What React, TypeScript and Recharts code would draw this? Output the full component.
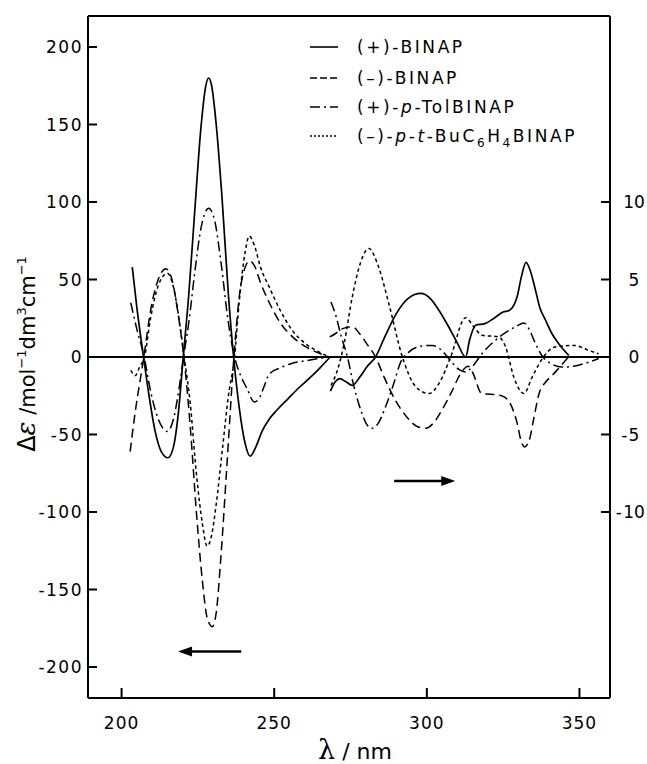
import React from 'react';
import { LineChart, Line, XAxis, YAxis, ReferenceLine, ReferenceDot } from 'recharts';

type Pt = [number, number];

// wavelength (nm) vs Δε, left part read on the left axis (200–268 nm)
const plusBinapUV: Pt[] = [
  [203.5, 58], [205, 32], [207.2, 0], [209, -25], [211, -48], [213, -61], [215.2, -65], [217, -58],
  [218.5, -38], [220.2, 0], [222, 40], [224, 95], [226, 148], [227.5, 174], [228.5, 180], [229.5, 175],
  [231, 150], [233, 100], [235, 40], [236.7, 0], [238.5, -32], [240.5, -56], [242.1, -64], [244, -58],
  [246, -48], [248.4, -40], [251, -34], [254.5, -27], [258, -20], [261.4, -14], [265, -7], [268.3, 0],
];
const minusBinapUV: Pt[] = [
  [202.8, -61], [204.5, -35], [207.3, 0], [209.5, 30], [212, 50], [214.5, 57], [216.5, 50], [218.5, 28],
  [220.4, 0], [222.5, -45], [224.5, -100], [226.5, -145], [228, -168], [229.7, -174], [231, -165],
  [232.5, -130], [234.5, -70], [236.8, 0], [238.5, 38], [240.5, 58], [242, 62], [243.5, 59], [245.5, 48],
  [248.4, 35], [252, 22], [256, 13], [260, 7], [264, 3], [268, 0],
];
const tolBinapUV: Pt[] = [
  [203, 35], [205, 18], [207.4, 0], [209.5, -22], [212, -40], [215, -48], [217, -40], [219, -18],
  [220.3, 0], [222, 22], [224, 55], [226, 83], [228.5, 96], [230.5, 88], [232.5, 62], [235, 22], [237, 0],
  [239, -12], [241, -20], [243.5, -29], [245, -27], [246.5, -20], [248.4, -11], [252, -7], [256, -4],
  [260, -2.5], [264, -1.2], [268, 0],
];
const tBuBinapUV: Pt[] = [
  [203, -8.6], [204.5, -12], [206, -6], [207.5, 0], [209.5, 25], [212, 46], [215, 54], [217, 45],
  [219, 22], [220.5, 0], [222.5, -30], [224.5, -75], [226.5, -108], [228, -122], [229.5, -115],
  [231, -95], [233, -60], [235, -25], [237, 0], [238.5, 35], [240.5, 68], [241.8, 78], [243.5, 72],
  [245.5, 58], [248.4, 45], [252, 30], [256, 17], [260, 9], [264, 4], [268, 0],
];

// right part read on the right axis (268–360 nm)
const plusBinapVis: Pt[] = [
  [268.4, -2.2], [270, -1.6], [271.5, -1.4], [273.5, -1.6], [275.6, -1.83], [278, -1.3], [280.5, -0.6],
  [283.2, 0], [286, 1.2], [290, 2.8], [294, 3.8], [298, 4.1], [301, 3.8], [304, 3.0], [307, 2.0],
  [310, 0.9], [312.7, 0], [314, 1.1], [316, 2.05], [319, 2.15], [322, 2.5], [325, 2.9], [327, 3.0],
  [329.6, 3.9], [331, 5.2], [332.5, 6.1], [334, 5.5], [335.6, 4.3], [337, 3.2], [338.9, 2.37],
  [341, 1.5], [343.2, 0.86], [346.5, 0.1],
];
const minusBinapVis: Pt[] = [
  [268.2, 1.3], [270, 1.5], [272, 1.8], [275.6, 1.95], [278, 1.5], [280.5, 0.8], [283.2, 0],
  [286, -1.3], [290, -2.9], [294, -4.0], [297, -4.5], [299.6, -4.6], [302, -4.3], [305, -3.4],
  [308, -2.3], [311, -1.1], [313.5, -0.6], [315, -1.0], [318, -2.36], [321, -2.4], [324.5, -2.5],
  [327, -2.9], [329.5, -4.2], [331, -5.5], [332, -5.8], [333.5, -5.4], [335, -4.0], [336.7, -2.4],
  [339, -1.6], [341, -1.2], [343.1, -0.75], [346.4, 0],
];
const tolBinapVis: Pt[] = [
  [268.6, 3.55], [270, 2.8], [272, 1.3], [274, 0], [276, -1.8], [278.5, -3.5], [280.5, -4.4],
  [282.1, -4.6], [284, -4.3], [286.5, -3.2], [289, -1.8], [291.5, -0.3], [294, 0.3], [298, 0.7],
  [301.8, 0.75], [305, 0.4], [308, -0.3], [310.5, -0.8], [312.7, -0.97], [315, -0.6], [318, 0.2],
  [322, 1.0], [326, 1.6], [329.5, 2.0], [331.8, 2.2], [333.5, 1.8], [335.5, 0.9], [338, 0],
  [340.5, -0.4], [344.3, -0.65], [348, -0.6], [352, -0.4], [356.3, -0.1],
];
const tBuBinapVis: Pt[] = [
  [268.6, -1.83], [270.7, -0.86], [272.9, 0.86], [275.6, 3.9], [278.3, 6.1], [281, 7.0], [284.2, 5.8],
  [287.6, 3.4], [292, 0], [296.3, -1.9], [300.7, -2.36], [304, -1.7], [307.8, 0], [312.7, 2.54],
  [315.4, 1.94], [318.1, 1.4], [323.5, 1.3], [325.8, 0.65], [328.5, -1.3], [331.8, -2.36],
  [334.5, -1.3], [338.2, 0], [342, 0.65], [348.1, 0.75], [353, 0.43], [356.3, 0.2],
];

const LEFT_TICKS = [-200, -150, -100, -50, 0, 50, 100, 150, 200];
const RIGHT_TICKS = [-10, -5, 0, 5, 10];
const X_TICKS = [200, 250, 300, 350];

const FONT = '"DejaVu Sans", sans-serif';

const SERIES = [
  { key: 'plus', dash: undefined as string | undefined, width: 1.7, uv: plusBinapUV, vis: plusBinapVis },
  { key: 'minus', dash: '9 5', width: 1.5, uv: minusBinapUV, vis: minusBinapVis },
  { key: 'tol', dash: '10 4 2 4', width: 1.5, uv: tolBinapUV, vis: tolBinapVis },
  { key: 'tbu', dash: '3.5 3', width: 1.5, uv: tBuBinapUV, vis: tBuBinapVis },
];

const rows = (pts: Pt[]) => pts.map(([x, y]) => ({ x, y }));

const LeftTick = (props: any) => {
  const { x, y, payload } = props;
  return (
    <g>
      <line x1={x} y1={y} x2={x + 9} y2={y} stroke="#000" strokeWidth={2} />
      <text x={x - 5} y={y} dy="0.36em" textAnchor="end" fontSize={17} letterSpacing={1.5} fontFamily={FONT} fill="#000">
        {payload.value}
      </text>
    </g>
  );
};

const RightTick = (props: any) => {
  const { x, y, payload } = props;
  const v = payload.value as number;
  const abs = Math.abs(v);
  const half = abs >= 10 ? 11 : 5.5;
  return (
    <g>
      <line x1={x} y1={y} x2={x - 9} y2={y} stroke="#000" strokeWidth={2} />
      <text x={x + 24} y={y} dy="0.36em" textAnchor="middle" fontSize={17} fontFamily={FONT} fill="#000">
        {abs}
      </text>
      {v < 0 && (
        <text x={x + 23 - half} y={y} dy="0.36em" textAnchor="end" fontSize={17} fontFamily={FONT} fill="#000">-</text>
      )}
    </g>
  );
};

const BottomTick = (props: any) => {
  const { x, y, payload } = props;
  return (
    <g>
      <line x1={x} y1={y} x2={x} y2={y - 10} stroke="#000" strokeWidth={2} />
      <text x={x} y={y + 25} dy="0.36em" textAnchor="middle" fontSize={17} letterSpacing={1} fontFamily={FONT} fill="#000">
        {payload.value}
      </text>
    </g>
  );
};

const ArrowHead = (dir: number) => (p: any) => {
  const { cx, cy } = p;
  return <polygon points={`${cx},${cy} ${cx - dir * 14},${cy - 5} ${cx - dir * 14},${cy + 5}`} fill="#000" />;
};

const LEGEND_Y = [47, 78, 107, 136];

export default function App() {
  const legendLabels = [
    <>(+)-BINAP</>,
    <>(–)-BINAP</>,
    <>(+)-<tspan fontStyle="italic">p</tspan>-TolBINAP</>,
    <>
      (–)-<tspan fontStyle="italic">p</tspan>-<tspan fontStyle="italic">t</tspan>-BuC
      <tspan fontSize={12} dy={5}>6</tspan>
      <tspan dy={-5}>H</tspan>
      <tspan fontSize={12} dy={5}>4</tspan>
      <tspan dy={-5}>BINAP</tspan>
    </>,
  ];

  return (
    <div style={{ position: 'absolute', left: 0, top: 0, width: 647, height: 764, background: '#fff' }}>
      <LineChart width={647} height={764} margin={{ top: 16, right: 0, bottom: 36, left: 0 }}>
        <XAxis
          dataKey="x"
          type="number"
          domain={[189, 360]}
          ticks={X_TICKS}
          height={30}
          tickSize={0}
          tickMargin={0}
          tick={<BottomTick />}
          axisLine={{ stroke: '#000', strokeWidth: 2 }}
          allowDataOverflow
        />
        <YAxis
          yAxisId="left"
          type="number"
          domain={[-220, 220]}
          ticks={LEFT_TICKS}
          width={88}
          tickSize={0}
          tickMargin={0}
          tick={<LeftTick />}
          axisLine={{ stroke: '#000', strokeWidth: 2 }}
          allowDataOverflow
        />
        <YAxis
          yAxisId="right"
          orientation="right"
          type="number"
          domain={[-22, 22]}
          ticks={RIGHT_TICKS}
          width={37}
          tickSize={0}
          tickMargin={0}
          tick={<RightTick />}
          axisLine={{ stroke: '#000', strokeWidth: 2 }}
          allowDataOverflow
        />
        <ReferenceLine yAxisId="left" y={220} stroke="#000" strokeWidth={2} />
        <ReferenceLine yAxisId="left" y={0} stroke="#000" strokeWidth={1.8} />

        {SERIES.map((s) => (
          <Line
            key={s.key + '-uv'}
            data={rows(s.uv)}
            dataKey="y"
            yAxisId="left"
            type="monotone"
            stroke="#000"
            strokeWidth={s.width}
            strokeDasharray={s.dash}
            dot={false}
            activeDot={false}
            isAnimationActive={false}
          />
        ))}
        {SERIES.map((s) => (
          <Line
            key={s.key + '-vis'}
            data={rows(s.vis)}
            dataKey="y"
            yAxisId="right"
            type="monotone"
            stroke="#000"
            strokeWidth={s.width}
            strokeDasharray={s.dash}
            dot={false}
            activeDot={false}
            isAnimationActive={false}
          />
        ))}

        <ReferenceLine
          yAxisId="left"
          segment={[{ x: 239.2, y: -190 }, { x: 222, y: -190 }]}
          stroke="#000"
          strokeWidth={2.5}
        />
        <ReferenceDot yAxisId="left" x={218.5} y={-190} shape={ArrowHead(-1)} />
        <ReferenceLine
          yAxisId="right"
          segment={[{ x: 289.3, y: -8 }, { x: 306, y: -8 }]}
          stroke="#000"
          strokeWidth={2.5}
        />
        <ReferenceDot yAxisId="right" x={309.3} y={-8} shape={ArrowHead(1)} />
      </LineChart>

      <svg
        width={647}
        height={764}
        style={{ position: 'absolute', left: 0, top: 0, pointerEvents: 'none' }}
      >
        {SERIES.map((s, i) => (
          <g key={s.key}>
            <line
              x1={310}
              y1={LEGEND_Y[i]}
              x2={338}
              y2={LEGEND_Y[i]}
              stroke="#000"
              strokeWidth={1.6}
              strokeDasharray={s.key === 'tbu' ? '2 2' : s.key === 'minus' ? '7 3' : s.dash}
            />
            <text x={357} y={LEGEND_Y[i]} dy="0.36em" fontSize={17} letterSpacing={2.6} fontFamily={FONT} fill="#000">
              {legendLabels[i]}
            </text>
          </g>
        ))}

        <text
          transform="translate(27,354) rotate(-90)"
          textAnchor="middle"
          dy="0.36em"
          fontSize={21}
          fontFamily={FONT}
          fill="#000"
        >
          <tspan fontSize={24}>Δ</tspan>
          <tspan fontSize={26} fontStyle="italic" fontFamily="'DejaVu Serif', serif">ε</tspan>
          <tspan> /</tspan>
          <tspan>mol</tspan>
          <tspan fontSize={13} dy={-9}>−1</tspan>
          <tspan dy={9}>dm</tspan>
          <tspan fontSize={13} dy={-9}>3</tspan>
          <tspan dy={9}>cm</tspan>
          <tspan fontSize={13} dy={-9}>−1</tspan>
        </text>

        <text x={355} y={759} textAnchor="middle" fontSize={22} fontFamily={FONT} fill="#000">
          <tspan fontSize={27} fontFamily="'DejaVu Serif', serif">λ</tspan>
          <tspan> / nm</tspan>
        </text>
      </svg>
    </div>
  );
}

▶ **Task details**: Write out nothing but the lines from the start of the data through the line with "type Pt = [number, number];". Leave out the pictures.

▶ **Expected output**:
What React, TypeScript and Recharts code would draw this? Output the full component.
import React from 'react';
import { LineChart, Line, XAxis, YAxis, ReferenceLine, ReferenceDot } from 'recharts';

type Pt = [number, number];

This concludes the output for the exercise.